# Written exercise
Leave out all pictures. Return exactly the lines from the top of the material through the line containing "const gammaXMax = 12;".

# Supplied material
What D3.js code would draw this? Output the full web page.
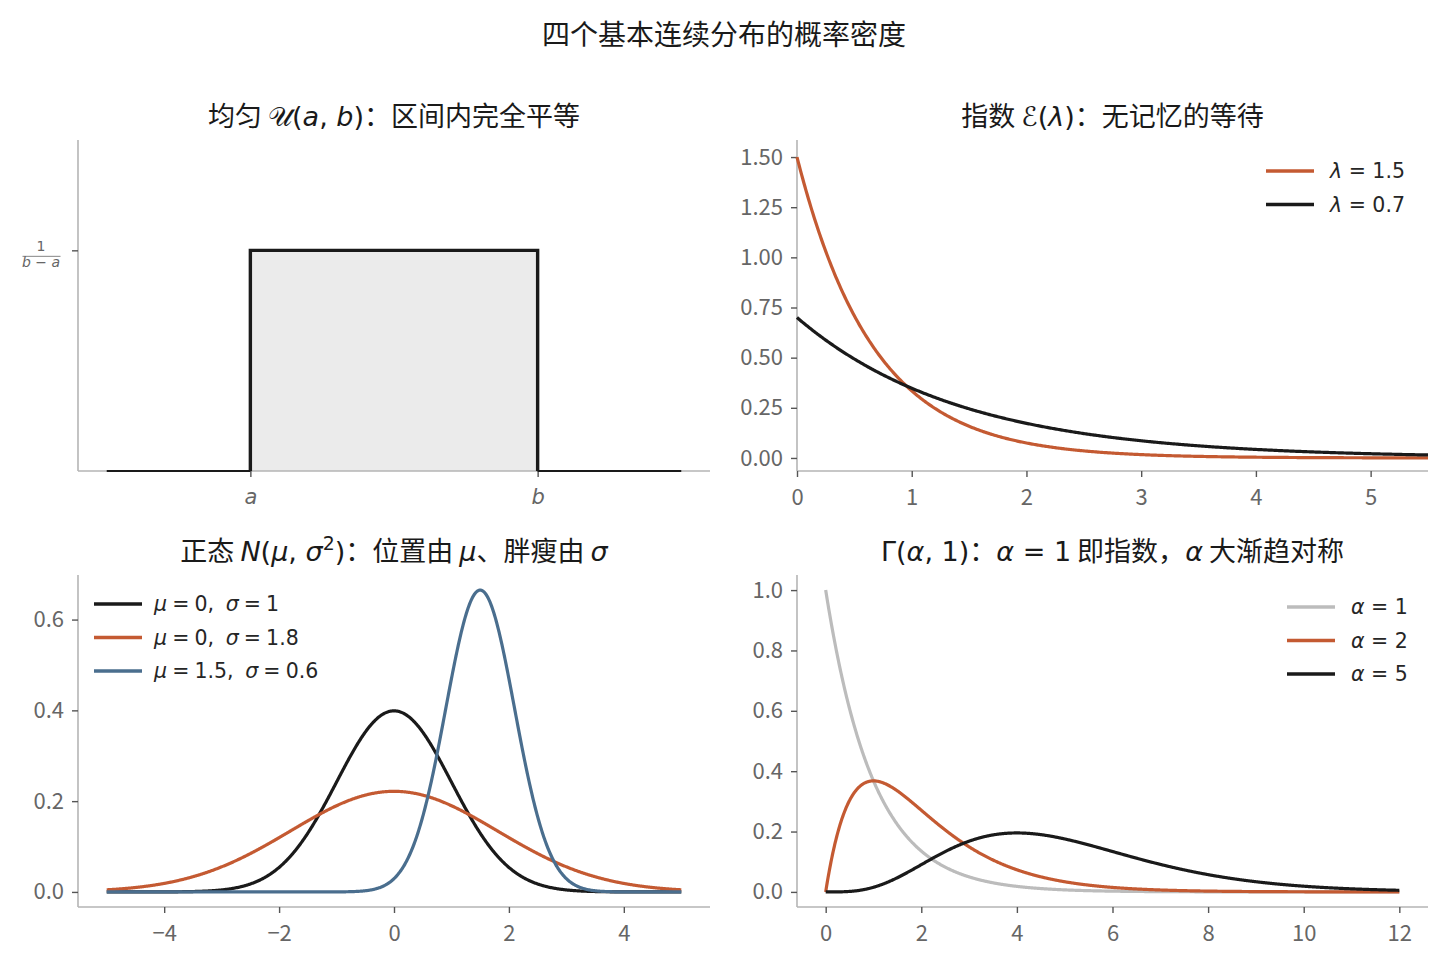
<!DOCTYPE html>
<html><head><meta charset="utf-8">
<script src="https://cdn.jsdelivr.net/npm/d3@7"></script>
<style>body{margin:0;background:#fff}svg{display:block}</style>
</head><body>
<svg id="chart" width="1448" height="966"></svg>
<script>
// ---------------- data ----------------
const uniformBounds = [0, 1];            // a, b
const uniformPlotRange = [-0.5, 1.5];    // x range of the drawn density
const uniformTickLabels = ["a", "b"];
const expRates = [1.5, 0.7];
const expRateLabels = ["1.5", "0.7"];
const expXTicks = [0, 1, 2, 3, 4, 5];
const expYTicks = [0, 0.25, 0.5, 0.75, 1.0, 1.25, 1.5];
const expXMax = 5.5;
const normalMus = [0, 0, 1.5];
const normalSigmas = [1, 1.8, 0.6];
const normalLabels = [["0", "1"], ["0", "1.8"], ["1.5", "0.6"]];
const normalXTicks = [-4, -2, 0, 2, 4];
const normalYTicks = [0, 0.2, 0.4, 0.6];
const normalRange = [-5, 5];
const gammaShapes = [1, 2, 5];
const gammaXTicks = [0, 2, 4, 6, 8, 10, 12];
const gammaYTicks = [0, 0.2, 0.4, 0.6, 0.8, 1.0];
const gammaXMax = 12;

// ---------------- style ----------------
const C_BLACK = "#1a1a1a", C_ORANGE = "#c45a32", C_BLUE = "#4a6e8e", C_GRAY = "#bcbcbc";
const expColors = [C_ORANGE, C_BLACK];
const normalColors = [C_BLACK, C_ORANGE, C_BLUE];
const gammaColors = [C_GRAY, C_ORANGE, C_BLACK];
const CJK = "'Noto Sans CJK SC', sans-serif";
const MATH = "'DejaVu Sans', sans-serif";
const TICKFONT = "'Noto Sans CJK SC', sans-serif";
const TITLE_SIZE = 27, LEG_SIZE = 20.5, TICK_SIZE = 22;
const SP = "\u2005";

const svg = d3.select("#chart");

function richText(sel, parts, size) {
  parts.forEach(p => {
    const [t, s] = p;
    const ts = sel.append("tspan").text(t);
    if (s === "c") ts.attr("font-family", CJK);
    else ts.attr("font-family", MATH);
    if (s === "i") ts.attr("font-style", "italic");
    if (s === "sup") ts.attr("font-size", size * 0.7).attr("dy", -size * 0.4);
    if (s === "unsup") ts.attr("dy", size * 0.4);
  });
}

function panel(box, xDom, yDom) {
  const g = svg.append("g");
  const x = d3.scaleLinear().domain(xDom).range([box.x0, box.x1]);
  const y = d3.scaleLinear().domain(yDom).range([box.y1, box.y0]);
  return {g, x, y, box};
}

function styleAxis(ax) {
  ax.select(".domain").attr("stroke", "#b5b5b5").attr("stroke-width", 1.6);
  ax.selectAll(".tick line").attr("stroke", "#555").attr("stroke-width", 1.4);
  ax.selectAll(".tick text").attr("fill", "#666").attr("font-family", TICKFONT).attr("font-size", TICK_SIZE);
}

function drawAxes(P, xTicks, yTicks, xFmt, yFmt) {
  const ax = P.g.append("g").attr("transform", `translate(0,${P.box.y1})`)
    .call(d3.axisBottom(P.x).tickValues(xTicks).tickFormat(xFmt).tickSize(6).tickSizeOuter(0).tickPadding(12));
  ax.select(".domain").attr("d", `M${P.box.x0},0H${P.box.x1}`);
  styleAxis(ax);
  const ay = P.g.append("g").attr("transform", `translate(${P.box.x0},0)`)
    .call(d3.axisLeft(P.y).tickValues(yTicks).tickFormat(yFmt).tickSize(6).tickSizeOuter(0).tickPadding(8));
  ay.select(".domain").attr("d", `M0,${P.box.y0}V${P.box.y1}`);
  styleAxis(ay);
  return [ax, ay];
}

function title(P, parts) {
  const t = svg.append("text").attr("x", (P.box.x0 + P.box.x1) / 2).attr("y", P.box.y0 - 14)
    .attr("text-anchor", "middle").attr("font-size", TITLE_SIZE).attr("fill", "#1a1a1a");
  richText(t, parts, TITLE_SIZE);
}

function legend(P, lx, ly, rows, colors, textOff) {
  rows.forEach((parts, i) => {
    const yy = ly + i * 33.5;
    P.g.append("line").attr("x1", lx).attr("x2", lx + 48).attr("y1", yy).attr("y2", yy)
      .attr("stroke", colors[i]).attr("stroke-width", 3.4);
    const t = P.g.append("text").attr("x", lx + textOff).attr("y", yy + 7)
      .attr("font-size", LEG_SIZE).attr("fill", "#262626");
    richText(t, parts, LEG_SIZE);
  });
}

const line = (P) => d3.line().x(d => P.x(d[0])).y(d => P.y(d[1]));

// main title
svg.append("text").attr("x", 724).attr("y", 45).attr("text-anchor", "middle")
  .attr("font-family", CJK).attr("font-size", 28).attr("fill", "#1a1a1a")
  .text("四个基本连续分布的概率密度");

// ---------------- panel 1: uniform ----------------
{
  const P = panel({x0: 78, x1: 710, y0: 140, y1: 471}, [-0.6, 1.6], [0, 1.5]);
  const [a, b] = uniformBounds;
  const h = 1 / (b - a);
  P.g.append("rect").attr("x", P.x(a)).attr("y", P.y(h)).attr("width", P.x(b) - P.x(a))
    .attr("height", P.y(0) - P.y(h)).attr("fill", "#ebebeb");
  const [ax, ay] = drawAxes(P, uniformBounds, [h], (d, i) => uniformTickLabels[i], () => "");
  P.g.append("path").attr("d", line(P)([[uniformPlotRange[0], 0], [a, 0]])).attr("stroke", C_BLACK).attr("stroke-width", 1.8).attr("fill", "none");
  P.g.append("path").attr("d", line(P)([[b, 0], [uniformPlotRange[1], 0]])).attr("stroke", C_BLACK).attr("stroke-width", 1.8).attr("fill", "none");
  P.g.append("path").attr("d", line(P)([[a, 0], [a, h], [b, h], [b, 0]])).attr("stroke", C_BLACK)
    .attr("stroke-width", 3.4).attr("fill", "none").attr("stroke-linejoin", "miter");
  ax.selectAll(".tick text").attr("font-family", MATH).attr("font-style", "italic").attr("font-size", 21);
  // fraction label 1/(b-a)
  const fx = 41, fy = P.y(h);
  P.g.append("text").attr("x", fx).attr("y", fy + 1).attr("text-anchor", "middle")
    .attr("font-family", MATH).attr("font-size", 14).attr("fill", "#666").text("1");
  P.g.append("line").attr("x1", 22.5).attr("x2", 60.5).attr("y1", fy + 6).attr("y2", fy + 6)
    .attr("stroke", "#777").attr("stroke-width", 0.9);
  const ft = P.g.append("text").attr("x", fx).attr("y", fy + 17).attr("text-anchor", "middle")
    .attr("font-family", MATH).attr("font-size", 14).attr("fill", "#666");
  ft.append("tspan").attr("font-style", "italic").text("b");
  ft.append("tspan").text(" − ");
  ft.append("tspan").attr("font-style", "italic").text("a");
  title(P, [["均匀 ", "c"], ["𝒰", "m"], ["(", "m"], ["a", "i"], [", ", "m"], ["b", "i"], [")", "m"], ["：区间内完全平等", "c"]]);
}

// ---------------- panel 2: exponential ----------------
{
  const P = panel({x0: 797, x1: 1428, y0: 140, y1: 471}, [0, expXMax], [-0.065, 1.585]);
  drawAxes(P, expXTicks, expYTicks, d3.format("d"), d3.format(".2f"));
  const xs = d3.range(0, expXMax + 1e-9, 0.01);
  expRates.forEach((lam, i) => {
    const pts = xs.map(x => [x, lam * Math.exp(-lam * x)]);
    P.g.append("path").attr("d", line(P)(pts)).attr("fill", "none")
      .attr("stroke", expColors[i]).attr("stroke-width", 3.2);
  });
  legend(P, 1266, 171, expRateLabels.map(l => [["λ", "i"], [" = " + l, "m"]]), expColors, 64);
  title(P, [["指数 ", "c"], ["ℰ", "m"], ["(", "m"], ["λ", "i"], [")", "m"], ["：无记忆的等待", "c"]]);
}

// ---------------- panel 3: normal ----------------
{
  const P = panel({x0: 78, x1: 710, y0: 575, y1: 907}, [-5.5, 5.5], [-0.0332, 0.6982]);
  drawAxes(P, normalXTicks, normalYTicks, d3.format("d"), d3.format(".1f"));
  const xs = d3.range(normalRange[0], normalRange[1] + 1e-9, 0.01);
  normalMus.forEach((mu, i) => {
    const s = normalSigmas[i];
    const pts = xs.map(x => [x, Math.exp(-0.5 * ((x - mu) / s) ** 2) / (s * Math.sqrt(2 * Math.PI))]);
    P.g.append("path").attr("d", line(P)(pts)).attr("fill", "none")
      .attr("stroke", normalColors[i]).attr("stroke-width", 3.2);
  });
  legend(P, 94, 604, normalLabels.map(l => [["μ", "i"], [SP + "=" + SP + l[0] + ", " + SP, "m"], ["σ", "i"], [SP + "=" + SP + l[1], "m"]]), normalColors, 60);
  title(P, [["正态 ", "c"], ["N", "i"], ["(", "m"], ["μ", "i"], [", ", "m"], ["σ", "i"], ["2", "sup"], [")", "unsup"],
            ["：位置由 ", "c"], ["μ", "i"], ["、胖瘦由 ", "c"], ["σ", "i"]]);
}

// ---------------- panel 4: gamma ----------------
{
  const P = panel({x0: 797, x1: 1428, y0: 575, y1: 907}, [-0.6, 12.6], [-0.05, 1.05]);
  drawAxes(P, gammaXTicks, gammaYTicks, d3.format("d"), d3.format(".1f"));
  const xs = d3.range(0, gammaXMax + 1e-9, 0.01);
  const fact = n => n <= 1 ? 1 : n * fact(n - 1);
  gammaShapes.forEach((k, i) => {
    const pts = xs.map(x => [x, (k === 1 ? 1 : Math.pow(x, k - 1)) * Math.exp(-x) / fact(k - 1)]);
    P.g.append("path").attr("d", line(P)(pts)).attr("fill", "none")
      .attr("stroke", gammaColors[i]).attr("stroke-width", 3.2);
  });
  legend(P, 1287, 607, gammaShapes.map(k => [["α", "i"], [" = " + k, "m"]]), gammaColors, 64);
  title(P, [["Γ(", "m"], ["α", "i"], [", 1)", "m"], ["：", "c"], ["α", "i"], [" = 1", "m"], [" 即指数，", "c"], ["α", "i"], [" 大渐趋对称", "c"]]);
}
</script>
</body></html>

# Answer
What D3.js code would draw this? Output the full web page.
<!DOCTYPE html>
<html><head><meta charset="utf-8">
<script src="https://cdn.jsdelivr.net/npm/d3@7"></script>
<style>body{margin:0;background:#fff}svg{display:block}</style>
</head><body>
<svg id="chart" width="1448" height="966"></svg>
<script>
// ---------------- data ----------------
const uniformBounds = [0, 1];            // a, b
const uniformPlotRange = [-0.5, 1.5];    // x range of the drawn density
const uniformTickLabels = ["a", "b"];
const expRates = [1.5, 0.7];
const expRateLabels = ["1.5", "0.7"];
const expXTicks = [0, 1, 2, 3, 4, 5];
const expYTicks = [0, 0.25, 0.5, 0.75, 1.0, 1.25, 1.5];
const expXMax = 5.5;
const normalMus = [0, 0, 1.5];
const normalSigmas = [1, 1.8, 0.6];
const normalLabels = [["0", "1"], ["0", "1.8"], ["1.5", "0.6"]];
const normalXTicks = [-4, -2, 0, 2, 4];
const normalYTicks = [0, 0.2, 0.4, 0.6];
const normalRange = [-5, 5];
const gammaShapes = [1, 2, 5];
const gammaXTicks = [0, 2, 4, 6, 8, 10, 12];
const gammaYTicks = [0, 0.2, 0.4, 0.6, 0.8, 1.0];
const gammaXMax = 12;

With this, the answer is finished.